How Do You Define Obvious?

Mathematical Obviousness

Mathematicians often say things like “It is obvious that…” or “It can be easily shown that…” when the desired result is relatively easy. But to a normal person, what they are saying is not obvious at all. Other fields often have similar situations. An economist might consider a particular problem trivial, yet even a bright student might not understand it at all.

Consider the following:

$1 + 1 = 2$

$\frac{1}{2} = \frac{3}{6}$

You probably thought that was obvious as well. Even though the two numbers are written differently, they are the same number.

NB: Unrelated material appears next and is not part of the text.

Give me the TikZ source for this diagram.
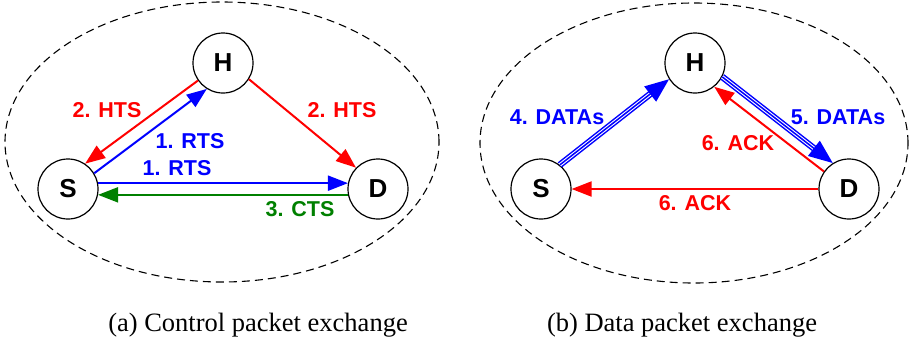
\documentclass[tikz,border=0pt]{standalone}
\usepackage{fontspec}
\setmainfont{Liberation Serif}
\setsansfont{Liberation Sans}
\usetikzlibrary{arrows.meta,calc}
\definecolor{myred}{RGB}{255,0,0}
\definecolor{myblue}{RGB}{0,0,255}
\definecolor{mygreen}{RGB}{0,128,0}
\begin{document}
\begin{tikzpicture}[x=1pt,y=-1pt,
  vert/.style={circle,draw,line width=1.2pt,minimum size=60pt,inner sep=0pt,font=\sffamily\bfseries\fontsize{26}{30}\selectfont},
  lab/.style={font=\sffamily\bfseries\fontsize{21.5}{25}\selectfont},
  captext/.style={font=\fontsize{26.5}{30}\selectfont},
  conn/.style={line width=2pt,-{Triangle[length=20pt,width=15pt]}},
  datal/.style={line width=1.5pt},
  border/.style={dashed,line width=1.1pt,dash pattern=on 8pt off 5pt}]
\useasboundingbox (0,0) rectangle (910,341);
% left panel
\draw[border] (222,142) ellipse [x radius=217pt, y radius=140pt];
\node[vert] (H1) at (223,63) {H};
\node[vert] (S1) at (68,189) {S};
\node[vert] (D1) at (378,189) {D};
\draw[conn,myred] (H1.215) -- (S1.56);
\draw[conn,myblue] (S1.31) -- (H1.238);
\draw[conn,myred] (H1.328) -- (D1.136);
\draw[conn,myblue] (S1.11) -- (D1.169);
\draw[conn,mygreen] (D1.191) -- (S1.349);
\node[lab,myred] (l1) at (107,110) {2. HTS};
\node[lab,myblue] (l2) at (190,141) {1. RTS};
\node[lab,myblue] (l3) at (177,168) {1. RTS};
\node[lab,myred] (l4) at (342,110) {2. HTS};
\node[lab,mygreen] (l5) at (300,209) {3. CTS};
\node[captext] (c1) at (258,325) {(a) Control packet exchange};
% right panel
\draw[border] (694,143) ellipse [x radius=214pt, y radius=140pt];
\node[vert] (H2) at (695,63) {H};
\node[vert] (S2) at (541,189) {S};
\node[vert] (D2) at (849,189) {D};
\coordinate (a1) at (S2.52);
\coordinate (a2) at (H2.212);
\coordinate (b1) at (H2.333);
\coordinate (b2) at (D2.122);
\draw[datal,myblue,double=white,double distance=3.6pt,shorten >=18pt] (a1) -- (a2);
\draw[myblue,line width=1.5pt,-{Triangle[length=24pt,width=19pt]}] (a1) -- (a2);
\draw[datal,myblue,double=white,double distance=3.6pt,shorten >=18pt] (b1) -- (b2);
\draw[myblue,line width=1.5pt,-{Triangle[length=24pt,width=19pt]}] (b1) -- (b2);
\draw[conn,myred] (D2.145) -- (H2.309);
\draw[conn,myred] (D2.west) -- (S2.east);
\node[lab,myblue] (m1) at (557,117) {4. DATAs};
\node[lab,myblue] (m2) at (838,117) {5. DATAs};
\node[lab,myred] (m3) at (738,143) {6. ACK};
\node[lab,myred] (m4) at (695,203) {6. ACK};
\node[captext] (c2) at (682,325) {(b) Data packet exchange};
\end{tikzpicture}
\end{document}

Okay, one more statement. The question is, as always: obvious or not obvious?

$0.999... = 1$

There are three types of people on this issue:

1. Those who think it is true and find it obvious.
2. Those who think it is true and find it not obvious.
3. Those who think it is false.

My opinion, which belongs to that of the first group, is no doubt influenced by the fact that I am studying math. For me, this is the same as saying $1 + 1 = 2$ or saying $1/2 = 3/6$. The two expressions on the left and right sides of the equals sign are written differently, but as the math shows, they exactly equal. Yet many people cannot accept this truth, and are bent on believing 0.999… is not equal to 1.

True Story

Last year I took Math 6120, or graduate Complex Analysis. One day Professor John Hubbard was proving Jensen’s Theorem. I do not remember where in the proof it happened, but at some point, there was a small detail that Hubbard could not immediately prove.

As it turns out, the book he was using left out this particular part of the proof. When Hubbard prepared his notes, he assumed that any small detail the author left out would be “obvious,” and that he would be able to derive it quickly during the lecture.

So he writes the statement on the board and asks, “Why is this obvious?” Nobody in the room has any idea.

It took a while to figure out why that little “obvious” statement was true. And even then, Hubbard had to re-explain, as there were grad students who still did not understand it. Then we found that our justification for why it was “obvious” did not work in general, but luckily did work for this specific problem. When it was all over, this “obvious” result took about 15 minutes of our time.

2 thoughts on “How Do You Define Obvious?”

1. I think that “¿What is mathematically obvious?” is equivalent to “¿What tools I can use?”. For example, your third statement isn’t obvious at all, because 0’999… is an ambiguous notation. If you understand 0’999… like the sequence {0,0’9,0’99,0’999,…} and $\mathbb{R}$ like the construction via Q-Cauchy sequences, yes, it’s obvious. But it’s “false” in some others constructions, e.g., on the hiperreals numbes (and so, I think, in p-adic numbers).
By the way, I repeat, this example is only a notation question.